The public gave the team a sparkling stadium. Loria now has given us the near-certainty of a lousy team for years to come. Miamians are mad. They are also impotent. Baseball is a business, and our so-called free enterprise system favors business over citizens and the public sector nearly every time.

How did county leaders get us screwed so badly? After all, it’s happened before – twice. In 1997, just after the young franchise had improbably delivered a championship and the city had begun to fall in love with its team and with its better players, owner Wayne Huizenga set out to systematically dismember the squad, ridding it of all its stars. He sold the best and most beloved players in order to save money big time by not having to pay the high salaries great players command.

Huizenga, who had made a fortune in the garbage industry, had wanted taxpayers to build him a stadium. The irony is that in the wake of the World Series victory the excitement and pride in South Florida was at such a peak that they might just have granted his wish. Instead, Huizinga argued that despite the great season, the team had attracted too few fans to justify his expensive payroll and he had to cut his losses pronto.

What Huizinga failed to understand is that a city’s relationship with its baseball franchise is a prolonged courtship rather than a one-night stand. The team just wasn’t very good until that magical season and so people did not begin to believe they were for real until the playoffs. New-found faith quickly turned to heartbreak and outrage as Huizenga turned Marlins into sardines and that transformation killed any chance for a publicly-funded stadium.

Then in 2005, just two years after the Marlins had won the World Series, a new owner kicked the fans in the teeth again by conducting another fire sale of top players. He had wanted a stadium too and he didn’t get it either. After that, you would have thought any owner asking government for a stadium would be told to go to hell but you would be wrong.

With the track record of Marlins’ owners, how did public officials get bamboozled this time by Loria? There is an ongoing Securities and Exchange Commission (SEC) investigation that might throw some light on that. But it’s not as if this lopsided deal is an unusual rip off that could only happen “in a corruption-ridden banana republic like Miami” (although Miami does take the cake by falling for Loria’s scam after being nailed twice before.)

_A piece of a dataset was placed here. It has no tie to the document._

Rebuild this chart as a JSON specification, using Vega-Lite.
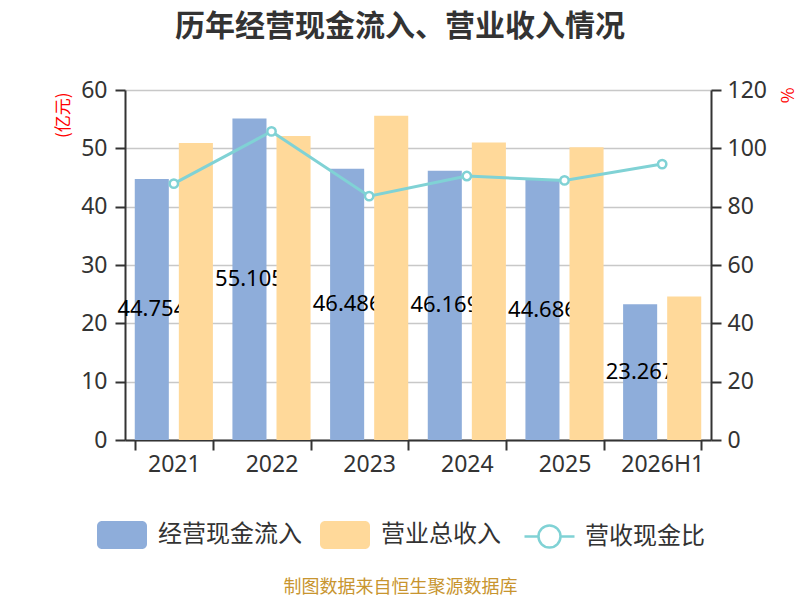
{
  "$schema": "https://vega.github.io/schema/vega-lite/v6.json",
  "autosize": {"type": "none"},
  "width": 586,
  "height": 350,
  "padding": {"left": 125, "top": 90, "right": 89, "bottom": 160},
  "background": "white",
  "title": {
    "text": "历年经营现金流入、营业收入情况",
    "font": "Noto Sans CJK SC",
    "fontSize": 30,
    "fontWeight": "bold",
    "color": "#333333",
    "anchor": "middle",
    "frame": "group",
    "dx": -18,
    "offset": 37
  },
  "datasets": {
    "bars": [
      {"year": "2021", "series": "经营现金流入", "value": 44.754},
      {"year": "2022", "series": "经营现金流入", "value": 55.105},
      {"year": "2023", "series": "经营现金流入", "value": 46.486},
      {"year": "2024", "series": "经营现金流入", "value": 46.169},
      {"year": "2025", "series": "经营现金流入", "value": 44.686},
      {"year": "2026H1", "series": "经营现金流入", "value": 23.267},
      {"year": "2021", "series": "营业总收入", "value": 50.9},
      {"year": "2022", "series": "营业总收入", "value": 52.1},
      {"year": "2023", "series": "营业总收入", "value": 55.6},
      {"year": "2024", "series": "营业总收入", "value": 51.0},
      {"year": "2025", "series": "营业总收入", "value": 50.2},
      {"year": "2026H1", "series": "营业总收入", "value": 24.6}
    ],
    "ratio": [
      {"year": "2021", "ratio": 87.9},
      {"year": "2022", "ratio": 105.8},
      {"year": "2023", "ratio": 83.6},
      {"year": "2024", "ratio": 90.5},
      {"year": "2025", "ratio": 89.0},
      {"year": "2026H1", "ratio": 94.6}
    ]
  },
  "layer": [
    {
      "data": {"name": "bars"},
      "encoding": {
        "x": {
          "field": "year",
          "type": "nominal",
          "sort": null,
          "scale": {"paddingInner": 0.2, "paddingOuter": 0.1},
          "axis": {
            "title": "制图数据来自恒生聚源数据库",
            "titleFont": "Noto Sans CJK SC",
            "titleFontSize": 18,
            "titleFontWeight": "normal",
            "titleColor": "#c8952f",
            "titleX": 275,
            "titleY": 147,
            "titleAlign": "center",
            "titleBaseline": "middle",
            "labelAngle": 0,
            "labelFont": "Noto Sans",
            "labelFontSize": 23,
            "labelColor": "#333333",
            "labelPadding": 3,
            "tickBand": "extent",
            "tickSize": 10,
            "tickWidth": 2,
            "tickColor": "#333333",
            "domainColor": "#333333",
            "domainWidth": 2
          }
        },
        "xOffset": {
          "field": "series",
          "type": "nominal",
          "scale": {"domain": ["经营现金流入", "营业总收入"], "paddingInner": 0.227, "paddingOuter": 0}
        },
        "y": {
          "field": "value",
          "type": "quantitative",
          "scale": {"domain": [0, 60], "nice": false},
          "axis": {
            "values": [0, 10, 20, 30, 40, 50, 60],
            "title": "(亿元)",
            "titleFont": "Noto Sans CJK SC",
            "titleFontSize": 17,
            "titleFontWeight": "normal",
            "titleColor": "#ff0000",
            "titleAngle": -90,
            "titleAlign": "right",
            "titleBaseline": "middle",
            "titleX": -62,
            "titleY": 2,
            "labelFont": "Noto Sans",
            "labelFontSize": 23,
            "labelColor": "#333333",
            "labelPadding": 8,
            "tickSize": 10,
            "tickWidth": 2,
            "tickColor": "#333333",
            "domainColor": "#333333",
            "domainWidth": 2,
            "grid": true,
            "gridColor": "#c8c8c8",
            "gridWidth": 1.5
          }
        },
        "color": {
          "field": "series",
          "type": "nominal",
          "scale": {
            "domain": ["经营现金流入", "营业总收入"],
            "range": ["#8eadda", "#ffd99a"]
          },
          "legend": {
            "orient": "none",
            "legendX": -28,
            "legendY": 420,
            "direction": "horizontal",
            "title": null,
            "symbolType": "M-0.8,-0.56L0.8,-0.56A0.2,0.2,0,0,1,1,-0.36L1,0.36A0.2,0.2,0,0,1,0.8,0.56L-0.8,0.56A0.2,0.2,0,0,1,-1,0.36L-1,-0.36A0.2,0.2,0,0,1,-0.8,-0.56Z",
            "symbolSize": 2500,
            "symbolStrokeWidth": 0,
            "symbolOpacity": 1,
            "labelFont": "Noto Sans CJK SC",
            "labelFontSize": 24,
            "labelColor": "#333333",
            "labelOffset": 11,
            "labelLimit": 300,
            "columnPadding": 18
          }
        }
      },
      "layer": [
        {
          "transform": [{"filter": "datum.series === '经营现金流入'"}],
          "mark": {"type": "bar"}
        },
        {
          "transform": [{"filter": "datum.series === '经营现金流入'"}],
          "mark": {"type": "text", "font": "Noto Sans", "fontSize": 22, "color": "#000000", "baseline": "middle", "align": "center"},
          "encoding": {
            "color": {"value": "#000000"},
            "y": {"field": "value", "type": "quantitative", "stack": "zero", "bandPosition": 0.5},
            "text": {"field": "value", "type": "quantitative", "format": ".3f"}
          }
        },
        {
          "transform": [{"filter": "datum.series === '营业总收入'"}],
          "mark": {"type": "bar"}
        }
      ]
    },
    {
      "data": {"name": "ratio"},
      "mark": {
        "type": "line",
        "strokeWidth": 3,
        "point": {"filled": false, "fill": "#ffffff", "size": 70, "strokeWidth": 2.5}
      },
      "encoding": {
        "x": {"field": "year", "type": "nominal", "sort": null},
        "y": {
          "field": "ratio",
          "type": "quantitative",
          "scale": {"domain": [0, 120], "nice": false},
          "axis": {
            "orient": "right",
            "values": [0, 20, 40, 60, 80, 100, 120],
            "title": "%",
            "titleFont": "Noto Sans CJK SC",
            "titleFontSize": 17,
            "titleFontWeight": "normal",
            "titleColor": "#ff0000",
            "titleAngle": 90,
            "titleAlign": "left",
            "titleBaseline": "middle",
            "titleX": 74,
            "titleY": -3,
            "labelFont": "Noto Sans",
            "labelFontSize": 23,
            "labelColor": "#333333",
            "labelPadding": 6,
            "tickSize": 10,
            "tickWidth": 2,
            "tickColor": "#333333",
            "domainColor": "#333333",
            "domainWidth": 2,
            "grid": false
          }
        },
        "stroke": {
          "datum": "营收现金比",
          "type": "nominal",
          "scale": {"domain": ["营收现金比"], "range": ["#80d2d5"]},
          "legend": {
            "orient": "none",
            "legendX": 398,
            "legendY": 420,
            "direction": "horizontal",
            "title": null,
            "symbolType": "M-1,0L-0.44,0M0.44,0L1,0M0.44,0A0.44,0.44,0,1,1,-0.44,0A0.44,0.44,0,1,1,0.44,0Z",
            "symbolSize": 2500,
            "symbolStrokeWidth": 2.5,
            "symbolFillColor": "#ffffff",
            "symbolOpacity": 1,
            "labelFont": "Noto Sans CJK SC",
            "labelFontSize": 24,
            "labelColor": "#333333",
            "labelOffset": 9,
            "labelLimit": 300
          }
        }
      }
    }
  ],
  "resolve": {"scale": {"y": "independent"}},
  "config": {
    "view": {"stroke": null}
  }
}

No, these type of one-sided “public-private partnerships” have taken place all over the country. Sports franchises manipulate and strong-arm public officials and fans all the time to get what they want. Right here, the Miami Heat still have not paid a dime for their arena. Unlike the Marlins, they at least deliver a good product, but that’s neither a good excuse nor much consolation.

Most important of all, these kinds of deals are not confined to sports. What happens in sports is a microcosm of what routinely takes place in the economy at large. The best exposition I have found of this fact is “Free Lunch: How the Wealthiest Americans Enrich Themselves at Government Expense (and Stick You with the Bill),” an excellent 2008 book by journalist David Cay Johnston.

Anybody who reads Johnston – and I would recommend it to everyone – will recognize instantly that the way Republicans, apostles of the “free market system, and various demagogues and charlatans describe the relationship between business and government is totally distorted.

Business and the rich suck at the rich tit of government, then whine about how oppressive and unfair it is to have to pay some taxes and observe certain rules in order to kill fewer workers, keep our food more or less safe, burn the planet and destroy the environment a little more slowly, and maintain the vast empire of which they are the principal beneficiaries.

Loria’s sharp dealings with Miami – government, citizens, and fans – is scandalous. But it has become controversial, unlike some obscure government concession of mining rights or a huge bonanza to a special interest buried deep in the byzantine tax code, because sports are more in the public eye and the nature of the scam is easier to understand. The raw deal Miami-Dade citizens have been handed is spectacular but is no anomaly. It’s only an especially cruel variant of the raw deal all but the Lorias of this world are getting in this free enterprise nation.